The company's strategy to counter this threat is a structural mix shift toward high-end photomasks, which represented 39% of its IC revenue in Q1 FY2025. But, to be fair, this high-end focus doesn't eliminate the risk in the remaining 61% of their IC business, which is still vulnerable to commoditization and aggressive pricing from rivals. Losing a major customer in the concentrated high-end market would be a material risk.
Rapid technological shifts like EUV could make older equipment obsolete faster than planned.
The shift to advanced lithography, specifically Extreme Ultraviolet Lithography (EUV), is a huge opportunity, but it also creates a massive obsolescence risk for the company's existing Deep Ultraviolet (DUV) and other legacy equipment. The cost of manufacturing tools, especially EUV lithography equipment, is constantly rising, with the cost of these tools doubling roughly every four years. The most advanced EUV photomasks themselves can cost over $300,000 per set.

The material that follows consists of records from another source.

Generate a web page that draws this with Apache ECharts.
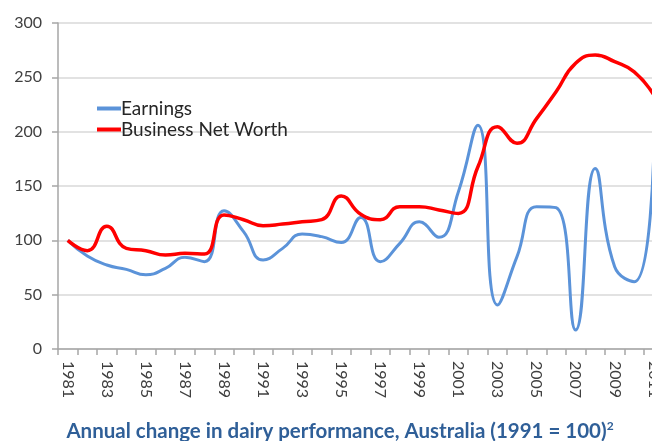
<!DOCTYPE html>
<html>
<head>
<meta charset="utf-8">
<script src="https://cdn.jsdelivr.net/npm/echarts@6/dist/echarts.min.js"></script>
<style>
html,body{margin:0;padding:0;background:#fff;}
#c{width:652px;height:441px;}
</style>
</head>
<body>
<div id="c"></div>
<script>
const years = ['1981','1982','1983','1984','1985','1986','1987','1988','1989','1990','1991','1992','1993','1994','1995','1996','1997','1998','1999','2000','2001','2002','2003','2004','2005','2006','2007','2008','2009','2010','2011'];
const earnings = [100,85.6,77.3,73.3,68.4,74.2,84.4,80.4,127.3,108,81.9,92.6,105.8,103.4,98,121,80.4,97.2,117,102.8,144.8,206,40.5,85,131,130,17.5,166,75.7,62,180];
const netWorth = [100,90.5,113,92.6,90.5,86.5,88,87.4,123.3,119,113.5,115,117,119,140.8,124,119,131,131,128,124.8,167.7,204.6,189.3,212,236.8,263,270.5,264.4,255,234];
const yTicks = [0,50,100,150,200,250,300];
const titleText = 'Annual change in dairy performance, Australia (1991 = 100)';

const chart = echarts.init(document.getElementById('c'), null, {renderer:'canvas'});
chart.setOption({
  animation:false,
  textStyle:{fontFamily:'Lato'},
  title:{
    text:'{t|'+titleText+'}{s|2}',
    left:335, textAlign:'center', top:415,
    textStyle:{rich:{
      t:{fontFamily:'Lato',fontWeight:'bold',fontSize:20.5,color:'#2f5f98',verticalAlign:'bottom',lineHeight:22},
      s:{fontFamily:'Lato',fontWeight:'bold',fontSize:12,color:'#2f5f98',verticalAlign:'top',lineHeight:22}
    }}
  },
  legend:{
    orient:'vertical', left:92, top:94, itemGap:2,
    icon:'rect', itemWidth:24, itemHeight:4,
    textStyle:{fontFamily:'Lato',fontSize:19,color:'#262626',padding:[0,0,0,-5]},
    data:['Earnings','Business Net Worth']
  },
  grid:{left:58, top:23, height:326, width:605.5, containLabel:false, outerBoundsMode:'none'},
  xAxis:{
    type:'category', data:years, boundaryGap:true,
    axisLine:{lineStyle:{color:'#a6a6a6',width:1.5}},
    axisTick:{show:true,interval:0,length:6,lineStyle:{color:'#a6a6a6',width:1.5}},
    axisLabel:{interval:1,rotate:-90,margin:12,fontFamily:'Lato',fontSize:16,color:'#404040'},
    splitLine:{show:false}
  },
  yAxis:{
    type:'value', min:yTicks[0], max:yTicks[yTicks.length-1], interval:50,
    axisLine:{show:true,lineStyle:{color:'#a6a6a6',width:1.5}},
    axisTick:{show:true,length:6,lineStyle:{color:'#a6a6a6',width:1.5}},
    axisLabel:{margin:16,fontFamily:'Lato',fontSize:16,color:'#404040'},
    splitLine:{lineStyle:{color:'#d9d9d9',width:1.5}}
  },
  series:[
    {name:'Earnings',type:'line',data:earnings,smooth:0.5,showSymbol:false,symbol:'none',
     lineStyle:{color:'#5b93d9',width:3},itemStyle:{color:'#5b93d9'},z:2},
    {name:'Business Net Worth',type:'line',data:netWorth,smooth:0.5,showSymbol:false,symbol:'none',
     lineStyle:{color:'#ff0000',width:3.5},itemStyle:{color:'#ff0000'},z:3}
  ]
});
</script>
</body>
</html>
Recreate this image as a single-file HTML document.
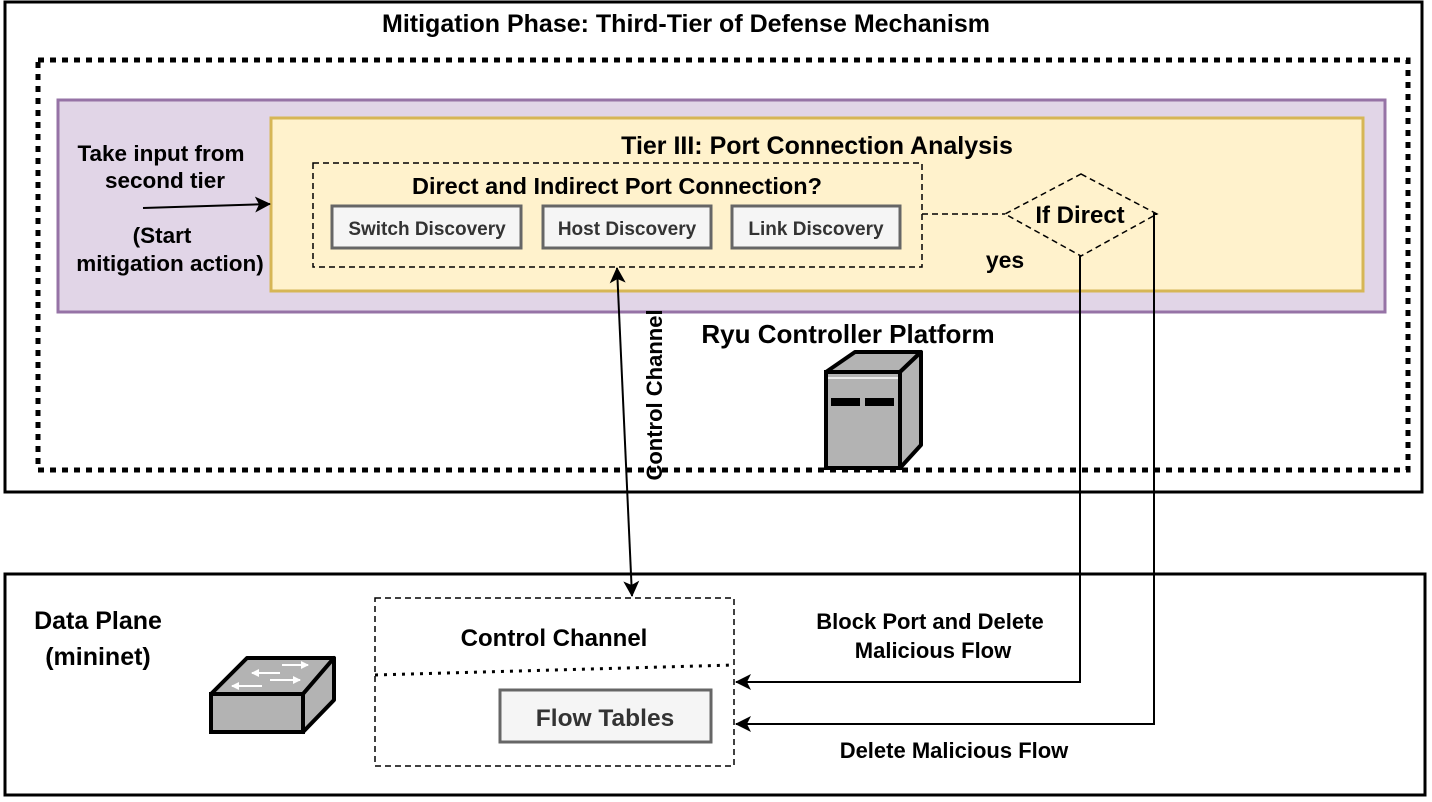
<!DOCTYPE html>
<html><head><meta charset="utf-8"><style>
html,body{margin:0;padding:0;background:#fff;}
svg text{font-family:"Liberation Sans",Arial,sans-serif;font-weight:bold;fill:#000;}
</style></head><body>
<svg width="1432" height="797" viewBox="0 0 1432 797" xmlns="http://www.w3.org/2000/svg">
<defs>
<marker id="ahs" markerWidth="16" markerHeight="16" refX="15" refY="8" orient="auto-start-reverse" markerUnits="userSpaceOnUse" viewBox="0 0 16 16">
<path d="M0,0 L16,8 L0,16 L4,8 z" fill="#000"/></marker>
<marker id="wa" markerWidth="8" markerHeight="8" refX="7" refY="4" orient="auto" markerUnits="userSpaceOnUse" viewBox="0 0 8 8">
<path d="M0,0 L8,4 L0,8 z" fill="#fff"/></marker>
</defs>
<rect x="5" y="2" width="1417" height="490" fill="#fff" stroke="#000" stroke-width="3"/>
<text x="686" y="32" font-size="25" text-anchor="middle">Mitigation Phase: Third-Tier of Defense Mechanism</text>
<rect x="38" y="60" width="1370" height="410" fill="none" stroke="#000" stroke-width="5" stroke-dasharray="6,6"/>
<rect x="58" y="100" width="1327" height="212" fill="#e1d5e7" stroke="#9673a6" stroke-width="3"/>
<rect x="271" y="118" width="1092" height="173" fill="#fff2cc" stroke="#d6b656" stroke-width="3"/>
<text x="817" y="154" font-size="25" text-anchor="middle">Tier III: Port Connection Analysis</text>
<text x="161" y="161" font-size="22.5" text-anchor="middle">Take input from</text>
<text x="165" y="188" font-size="22.5" text-anchor="middle">second tier</text>
<text x="162" y="243" font-size="22.5" text-anchor="middle">(Start</text>
<text x="170" y="271" font-size="22.5" text-anchor="middle">mitigation action)</text>
<line x1="143" y1="208" x2="270" y2="204" stroke="#000" stroke-width="2" marker-end="url(#ahs)"/>
<rect x="313" y="163" width="609" height="104" fill="none" stroke="#000" stroke-width="1.5" stroke-dasharray="6,4"/>
<text x="617" y="194" font-size="23.5" text-anchor="middle">Direct and Indirect Port Connection?</text>
<rect x="332" y="206" width="189" height="42" fill="#f5f5f5" stroke="#666" stroke-width="3"/>
<text x="427" y="235" font-size="19" text-anchor="middle" style="fill:#333">Switch Discovery</text>
<rect x="543" y="206" width="168" height="42" fill="#f5f5f5" stroke="#666" stroke-width="3"/>
<text x="627" y="235" font-size="19" text-anchor="middle" style="fill:#333">Host Discovery</text>
<rect x="732" y="206" width="168" height="42" fill="#f5f5f5" stroke="#666" stroke-width="3"/>
<text x="816" y="235" font-size="19" text-anchor="middle" style="fill:#333">Link Discovery</text>
<line x1="922" y1="214" x2="1005" y2="214" stroke="#000" stroke-width="1.5" stroke-dasharray="6,4"/>
<polygon points="1081,174 1157,214 1081,256 1005,214" fill="#fff2cc" stroke="#000" stroke-width="1.5" stroke-dasharray="6,4"/>
<text x="1080" y="223" font-size="24" text-anchor="middle">If Direct</text>
<text x="1005" y="268" font-size="23" text-anchor="middle">yes</text>
<text x="848" y="343" font-size="26" text-anchor="middle">Ryu Controller Platform</text>
<!-- server -->
<polygon points="826,372 855,352 921,352 900,372" fill="#b3b3b3" stroke="#000" stroke-width="4" stroke-linejoin="round"/>
<polygon points="900,372 921,352 921,445 900,468" fill="#b3b3b3" stroke="#000" stroke-width="4" stroke-linejoin="round"/>
<rect x="826" y="372" width="74" height="96" fill="#b3b3b3" stroke="#000" stroke-width="4"/>
<line x1="828" y1="378" x2="898" y2="378" stroke="#fff" stroke-width="1.5"/>
<rect x="831" y="398" width="29" height="8" fill="#000"/><rect x="865" y="398" width="29" height="8" fill="#000"/>
<!-- control channel -->
<line x1="617" y1="268" x2="632" y2="596" stroke="#000" stroke-width="2" marker-start="url(#ahs)" marker-end="url(#ahs)"/>
<text x="0" y="0" font-size="22" text-anchor="middle" transform="translate(662,395) rotate(-90)">Control Channel</text>
<!-- bottom -->
<rect x="5" y="574" width="1420" height="221" fill="none" stroke="#000" stroke-width="3"/>
<text x="98" y="629" font-size="25" text-anchor="middle">Data Plane</text>
<text x="98" y="665" font-size="25" text-anchor="middle">(mininet)</text>
<polygon points="211,694 247,658 334,658 303,694" fill="#b3b3b3" stroke="#000" stroke-width="4" stroke-linejoin="round"/>
<polygon points="303,694 334,658 334,700 303,732" fill="#b3b3b3" stroke="#000" stroke-width="4" stroke-linejoin="round"/>
<rect x="211" y="694" width="92" height="38" fill="#b3b3b3" stroke="#000" stroke-width="4"/>
<g stroke="#fff" stroke-width="2">
<line x1="282" y1="665" x2="308" y2="665" marker-end="url(#wa)"/>
<line x1="280" y1="673" x2="252" y2="673" marker-end="url(#wa)"/>
<line x1="270" y1="680" x2="300" y2="680" marker-end="url(#wa)"/>
<line x1="262" y1="686" x2="232" y2="686" marker-end="url(#wa)"/></g>
<rect x="375" y="598" width="359" height="168" fill="none" stroke="#000" stroke-width="1.5" stroke-dasharray="6,4"/>
<text x="554" y="646" font-size="24" text-anchor="middle">Control Channel</text>
<line x1="375" y1="675" x2="734" y2="665" stroke="#000" stroke-width="3" stroke-dasharray="3,6"/>
<rect x="500" y="690" width="211" height="52" fill="#f5f5f5" stroke="#666" stroke-width="3"/>
<text x="605" y="726" font-size="24.5" text-anchor="middle" style="fill:#333">Flow Tables</text>
<polyline points="1080,256 1080,682 736,682" fill="none" stroke="#000" stroke-width="2" marker-end="url(#ahs)"/>
<polyline points="1157,214 1154,214 1154,724 736,724" fill="none" stroke="#000" stroke-width="2" marker-end="url(#ahs)"/>
<text x="930" y="629" font-size="22" text-anchor="middle">Block Port and Delete</text>
<text x="933" y="658" font-size="22" text-anchor="middle">Malicious Flow</text>
<text x="954" y="758" font-size="22" text-anchor="middle">Delete Malicious Flow</text>
</svg>
</body></html>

This technology migration forces a high-stakes capital investment cycle. PLAB's fiscal year 2025 capital expenditure (CapEx) is budgeted at approximately $200 million, a significant portion of which is dedicated to capacity expansion, capability upgrades, and, critically, 'end-of-life tool replacements.' This high CapEx is the price of admission for staying relevant at the leading edge, and if the adoption of new nodes (like 5nm and below) slows, or if their new equipment takes 14+ days longer to qualify, that $200 million investment could see a delayed or diminished return, making the older equipment obsolete faster than anticipated.
- Monitor CapEx deployment: Ensure the $200 million FY2025 CapEx is on track.
- Track IC revenue mix: Watch for the high-end IC percentage to grow beyond 39%.
- Assess geopolitical risk: Quantify the exposure of the 50% Xiamen joint venture.